The terms “computer science” and “software engineering” are often mistakenly used interchangeably during everyday conversations. Let’s look at the key differences between the two fields of study.
What’s Computer Science All About?
Computer science heavily emphasizes algorithms, computing theory, computer networks, theory, and data analysis. Computer science studies computer design, applications, and computer development.
A person in computer science will have a well-rounded technical background to address difficult and complex tasks adequately. These may apply to:
- Software engineering
- Programming languages
- Game design
- Artificial intelligence
What’s Software Engineering All About?
What you can do with code, instead of what you could (theoretically) do with code, is software engineering in a nutshell. It’s hands-on: hands-on a keyboard, hand on a mouse, engaging with computer code via a keyboard. Tasks include:
- Software application development
- Maintenance of existing software
- Improvement of existing hardware
Computer Science vs. Software Engineering: 8 Must-Know Facts
Overlaps in Skill Sets
- Computer Science and software engineering share many areas of overlapping knowledge/ skills. These include:
- Basic understanding of computer software systems
- Basic knowledge of computer architecture
- Computer science covers foundational studies in programming, computers, and operating systems. It’s the abstract and theoretical approach.

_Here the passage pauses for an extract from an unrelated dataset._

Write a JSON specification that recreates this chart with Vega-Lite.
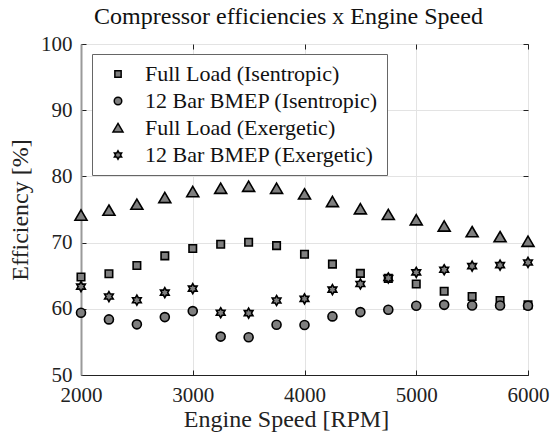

- A software engineering degree is the practical application of skills to maintain and develop computer software.
- “Boot camps” are available to teach you (rapidly) the skills you need to know. If you have a plan “of where” you want to “go” after attending a boot camp, this might be an option for you. Many (not all) boot camp participants are changing careers and already have a technical background and university degree.

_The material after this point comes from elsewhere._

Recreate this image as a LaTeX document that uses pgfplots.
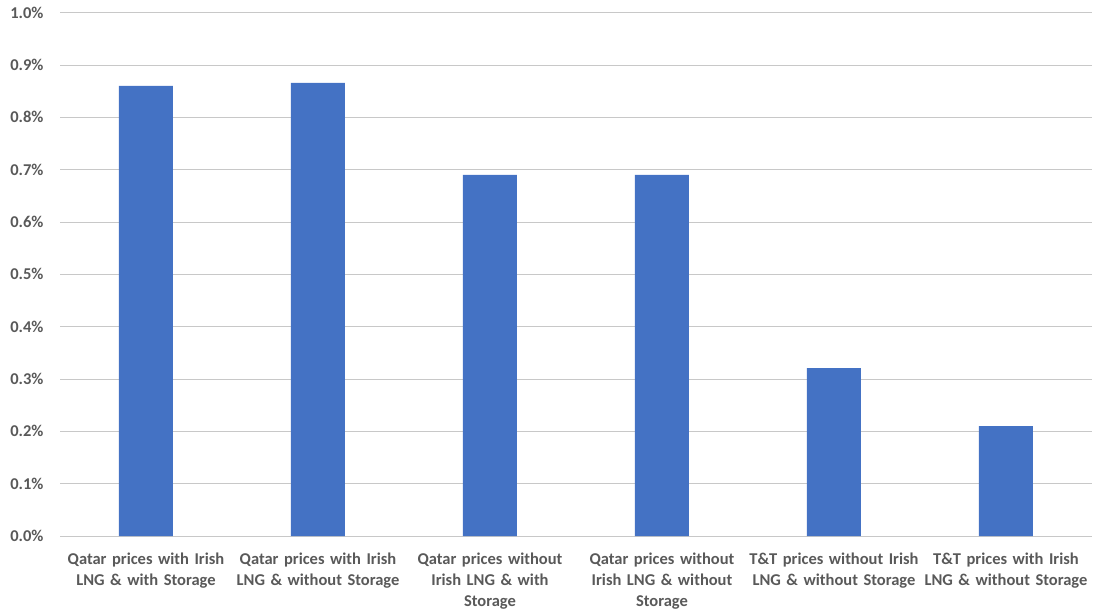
\documentclass[border=0pt]{standalone}
\usepackage{pgfplots}
\pgfplotsset{compat=1.18}
\usepackage{fontspec}
\setmainfont{Carlito}
\definecolor{barblue}{HTML}{4472C4}
\definecolor{gridgray}{HTML}{C8C8C8}
\definecolor{txtgray}{HTML}{595959}
\begin{document}
\begin{tikzpicture}
\path[use as bounding box] (0,0) rectangle (1096bp,611bp);
\begin{axis}[
  at={(60bp,75bp)}, anchor=south west,
  scale only axis,
  width=1032bp, height=523.3bp,
  xmin=-0.5, xmax=5.5,
  ymin=0, ymax=1.0,
  ytick={0,0.1,...,1.0},
  yticklabel={\pgfmathprintnumber[fixed,fixed zerofill,precision=1]{\tick}\%},
  /pgf/number format/assume math mode=true,
  xtick=data,
  xticklabels={
    {Qatar prices with Irish\\LNG \& with Storage},
    {Qatar prices with Irish\\LNG \& without Storage},
    {Qatar prices without\\Irish LNG \& with\\Storage},
    {Qatar prices without\\Irish LNG \& without\\Storage},
    {T\&T prices without Irish\\LNG \& without Storage},
    {T\&T prices with Irish\\LNG \& without Storage}},
  xticklabel style={align=center, text width=200bp, font=\fontsize{16.5bp}{21bp}\selectfont\bfseries, text=txtgray, yshift=-13bp},
  yticklabel style={font=\fontsize{16.5bp}{17bp}\selectfont\bfseries, text=txtgray, xshift=-13bp},
  major tick length=0pt,
  ymajorgrids,
  grid style={gridgray, line width=1bp},
  axis x line*=bottom,
  axis y line*=left,
  x axis line style={draw=gridgray, line width=1bp, -},
  y axis line style={draw=none},
  ybar, bar width=54bp,
  clip=false,
]
\addplot[fill=barblue, draw=none] coordinates {
  (0,0.860) (1,0.866) (2,0.690) (3,0.690) (4,0.321) (5,0.210)};
\end{axis}
\end{tikzpicture}
\end{document}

- You may succeed with a boot camp to learn to code but have less luck finding a boot camp to teach you computer science. (Generally, that knowledge can only be found at university.) Additional education equates to more career choices. Let’s take a look at those pathways.
- Computer science professionals may (no judgment from us) be a bit aloof and detached as they live in a world of theory and design, but they are outstanding individual contributors. (Pro tip: Never take a computer scientist on a sales call.)
- A software engineer is very much hands-on and needs to excel in a team environment. (Pro tip: You never (ever) want to take a software engineer on a sales call, either. Not that we’ve done it and lived to regret it…)
- Career paths vary between computer science vs. software engineering.
- Computer Science degree paths include computer programming for website development, IT support roles, database management, database design, computer graphic design, and artificial intelligence. Computer science professionals can move between industries with some degree of freedom.
- Software engineering can result in very (very) specialized programming for software, gaming, etc. The skills learned to develop “widget A” may differ from those necessary to develop “widget B” at a different company.
Computer Science vs. Software Engineering: Which One Is Better? Which One Should You Use?
If you stuff ten Code Dreamers (computer science folks) and ten Hex Clan (software engineering professionals) in a room and ask, “Which One Is Better? Computer science vs. software engineering?” you most likely won’t have the clear-cut answer you want. You’ll hear many opinions but, in truth, neither field of expertise is more important than the other.
While both domains are quite similar, they’re very different, as well. Each area is critical for software and computer development. Computer science involves programming languages, operating systems, algorithms, artificial intelligence, and software development.
Software engineering is all about hands-on involvement in the design, application, and building of software for games, AI, manufacturing equipment, or software systems.